According to the US National Embryo Donation Center (NEDC), they are the oldest frozen embryos ever to result in a live birth.

Some media reported the birth three weeks earlier of twins who were conceived thirty years ago and whose embryos had remained frozen since then.

On 22 April, 1992, an anonymous couple decided to undergo in vitro fertilization (IVF) treatment. To that end, they used a 34-year-old egg donor and a 50-year-old sperm donor. The embryos obtained were frozen and stored for nearly three decades in liquid nitrogen at almost 200 degrees below zero until the owners of the embryos decided to donate them to the NEDC in Knoxville, Tennessee, so that another couple could use them.

Husband and wife Rachel and Philip Ridgeway, parents of four children, aged eight, six, three and almost two, all naturally conceived, have become the parents of babies Lydia Ann and Timothy Ronald, who have become the oldest frozen embryos ever born to date. Mrs. Ridgeway agreed to have the embryos transferred using assisted reproduction technology (ART), successfully delivering them.

Previously, a 24-year-old embryo and a 27-year-old embryo had held the record for the longest frozen embryos. The NEDC is a private organization that has brought about the birth of more than 1,260 babies from donated embryos.

Bioethical Assessment

The adoption of embryos left over from ART is a controversial issue that we have previously addressed.

The tragedy of the huge number of human embryos that remain cryopreserved with an uncertain fate or directly condemned to destruction is one of the major undesirable effects of ART, for which no satisfactory solution has yet been proposed. On the contrary, their number continues to increase, saturating the cryogenic freezers of the clinics that practice these techniques.

The embryos can have a number of different fates. There is the possibility that they are finally transferred to the womb of a woman who agrees to carry them, which may be the genetic mother who provided the egg, or another woman. However, these cases are the rarest. Most typically, in the majority of these cases, the surplus embryos are not claimed by the genetic parents and, after the four years established by law, may be donated for biomedical research, which will inevitably lead to their death.

In some cases, accidents that have affected the functioning of these cryogenic freezers have caused the death of an undetermined number of these embryos.

Cryopreserved embryos that have not been transferred or donated for research are victims of an uncertain fate, probably death as a result of thawing, which is an unacceptable attack on their human dignity.

Frozen embryo adoption

Embryos not claimed by their genetic parents have only one chance of living, which is to be carried by women who adopt them.  This possibility allows these human beings to finally live, human beings who, in an embryonic state, endure an undignified situation, remaining abandoned in state of cryopreservation with no other hope of life than implantation in the womb of women who welcome them.

Nevertheless, as we have previously reported, this possibility is not without ethical difficulties.

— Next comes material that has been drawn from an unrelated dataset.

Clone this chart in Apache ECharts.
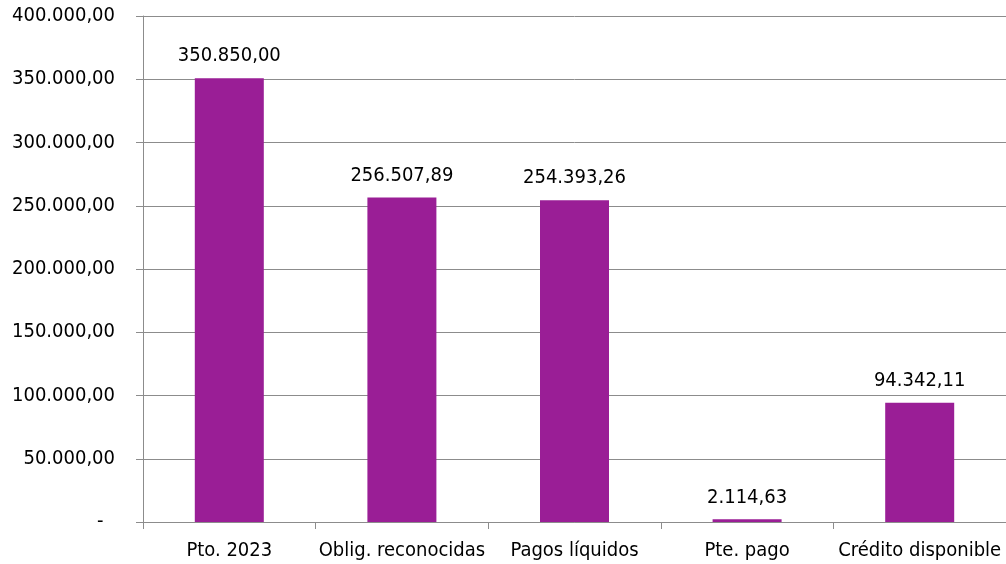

Accepting the use of ART implies putting the beginning of human life outside its natural setting: the loving embrace of the man and woman who give themselves to each other and welcome the fruit of their giving. IVF introduces technology into this process, replacing its natural environment with a Petri dish in the laboratory. The use of these techniques by couples who, having no sterility problems, agree to give birth to these embryos sentenced to death in order to give them back the possibility of living is an act of unquestionable generosity. Nonetheless, objections have been raised to the process in the sense that it could contribute to the legitimization of procedures that are fundamentally flawed, such as ART. However, these criticisms can be countered by the argument that the adoptive parents, as mentioned in this case, have not promoted the process of obtaining embryos in vitro, nor are they consequently responsible for the resulting surplus; instead they have come, a posteriori, to offer the only possible solution to keep them alive and allow them to be born. Resorting to the gestation of these embryos using ART would constitute a lesser evil, for participating in these techniques, but at the same time, it is the only dignified solution for them.